Est-ce que vous connaissiez la zone ou est-ce que vous avez dû enquêter pour faire ce film ?
E. E. : Le producteur de mon premier film m’avait parlé de petits hameaux perdus dans les montagnes, des villages autonomes qui n’ont pas de comptes à rendre au pouvoir central, qui restent très lointains. Cela se rattache à des souvenirs émotionnels qui je garde de mon enfance en Galice : un lieu perdu parmi les montagnes et les arbres, dans la brume, où les gens fonctionnent très différemment des gens de la ville.
Combien de temps avez-vous mis à faire ce film ?
Carlos Esbert : Cinq ans. Eloy et le coscénariste, José Manuel Sande, ont développé un traitement. Cela a mené à un premier tournage, en 2009, où prédominait leur intérêt pour l’adaptation de la pièce de théâtre O bosque du Galicien Jenaro Marinhas del Valle avec des gens du village. C’est un travail intéressant de recherche d’une autre manière de représenter et dépeindre la réalité qui n'est ni documentaire, ni fiction, mais nécessitait une deuxième phase pour travailler le désir de faire cohabiter mythe et réalité, un monde plus imaginaire et onirique avec un autre qui serait plus proche, plus épidermique. Nous avons donc cherché des financements pour un nouveau tournage, en 2011.

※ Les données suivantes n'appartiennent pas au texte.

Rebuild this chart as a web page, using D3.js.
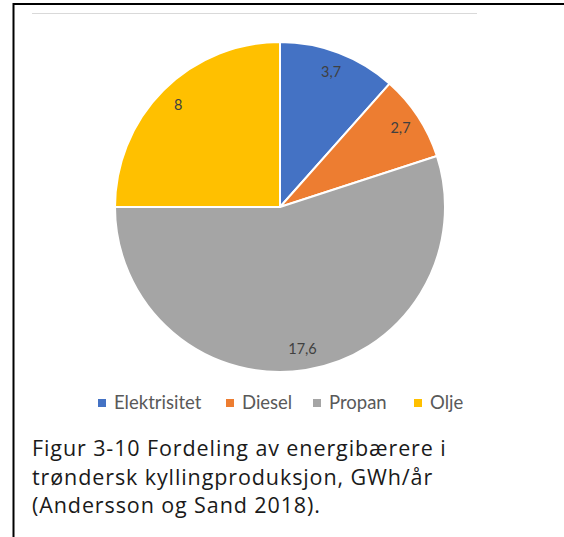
<!DOCTYPE html>
<html>
<head>
<meta charset="utf-8">
<script src="https://cdn.jsdelivr.net/npm/d3@7"></script>
<style>
  html, body { margin: 0; padding: 0; background: #fff; }
  svg { display: block; }
</style>
</head>
<body>
<svg id="chart" width="564" height="537"></svg>
<script>
// Energy carriers in Trøndelag chicken production, GWh/year
const categories = ["Elektrisitet", "Diesel", "Propan", "Olje"];
const values = [3.7, 2.7, 17.6, 8];
const valueLabels = ["3,7", "2,7", "17,6", "8"];
const colors = ["#4472C4", "#ED7D31", "#A5A5A5", "#FFC000"];
const captionLines = [
  "Figur 3-10 Fordeling av energibærere i",
  "trøndersk kyllingproduksjon, GWh/år",
  "(Andersson og Sand 2018)."
];

const svg = d3.select("#chart");

// frame around the figure
svg.append("line").attr("x1", 13.5).attr("x2", 13.5).attr("y1", 3).attr("y2", 537)
  .attr("stroke", "#000").attr("stroke-width", 2);
svg.append("line").attr("x1", 13).attr("x2", 564).attr("y1", 4).attr("y2", 4)
  .attr("stroke", "#000").attr("stroke-width", 2);

// thin chart-area rule
svg.append("line").attr("x1", 32).attr("x2", 477).attr("y1", 13.5).attr("y2", 13.5)
  .attr("stroke", "#d9d9d9").attr("stroke-width", 1);

const cx = 280, cy = 207, r = 165;
const pie = d3.pie().sort(null).value(d => d.v);
const arcs = pie(categories.map((c, i) => ({ c, v: values[i], label: valueLabels[i], color: colors[i] })));
const arc = d3.arc().innerRadius(0).outerRadius(r);
const labelArc = d3.arc().innerRadius(144).outerRadius(144);

const g = svg.append("g").attr("transform", `translate(${cx},${cy})`);
g.selectAll("path.slice").data(arcs).join("path")
  .attr("class", "slice")
  .attr("d", arc)
  .attr("fill", d => d.data.color)
  .attr("stroke", "#fff")
  .attr("stroke-width", 2)
  .attr("stroke-linejoin", "round");

g.selectAll("text.val").data(arcs).join("text")
  .attr("class", "val")
  .attr("transform", d => `translate(${labelArc.centroid(d)})`)
  .attr("text-anchor", "middle")
  .attr("dy", "0.35em")
  .attr("font-family", "Lato, 'Open Sans', sans-serif")
  .attr("font-size", 14.5)
  .attr("fill", "#404040")
  .text(d => d.data.label);

// legend
const legendX = [98, 226, 313, 414];
const legend = svg.append("g");
const items = legend.selectAll("g").data(categories).join("g")
  .attr("transform", (d, i) => `translate(${legendX[i]},403)`);
items.append("rect").attr("x", 0).attr("y", -4).attr("width", 8).attr("height", 8)
  .attr("fill", (d, i) => colors[i]);
items.append("text").attr("x", 16).attr("dy", "0.35em")
  .attr("font-family", "Lato, 'Open Sans', sans-serif")
  .attr("font-size", 18.5)
  .attr("fill", "#595959")
  .text(d => d);

// caption
svg.append("g").selectAll("text").data(captionLines).join("text")
  .attr("x", 32)
  .attr("y", (d, i) => 456 + i * 28.5)
  .attr("font-family", "'Open Sans', Lato, sans-serif")
  .attr("font-size", 21.5)
  .attr("letter-spacing", 0.9)
  .attr("fill", "#1a1a1a")
  .text(d => d);
</script>
</body>
</html>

E. E. : Lors de ce deuxième tournage, nous avons oublié le plan que nous avions et avons davantage vécu avec les gens. Il s’agissait d’être là et de vivre des choses qui aient de l’intensité, une chose que nous n'avions pas obtenue pendant le premier tournage, où notre geste de cinéastes s’était imposé par rapport aux événements quotidiens.
En terme de production, cela a-t-il représenté un nouveau défi ?
C. E. : Ce film comporte beaucoup d’éléments nouveaux : il arrive à faire dialoguer des langages opposés, comme la représentation et le registre réel. Ce n’est pas un documentaire fictionnel, mais un travail qui cherche des espaces de cohabitation entre deux langages sans se sentir obligé de les mélanger, de les camoufler ou de les séparer en différents chapitres. C’est quelque chose de nouveau.
Combien a coûté le film ?
C. E. : Nous l'avons fait avec un budget dérisoire : 280 000 euros. Nous avons obtenu une subvention de la Junte de Galice et une aide sur projet du Ministère de la Culture, mais nous n’avons pas trouvé de soutien Institutionnel pour la distribution du film. Ça me fait peur : que va-t-il arriver aux cinéastes qui cherchent d’autres langages ?
Avez-vous vendu les droits du film à des chaînes de télévision ?
E. E. : À la Televisión de Galicia. Il n’y a pas d’espace sur les chaînes pour des fictions différentes ou des documentaires qui sont pas des reportages d’actualité. Au bout du compte, il ne reste qu'ARTE.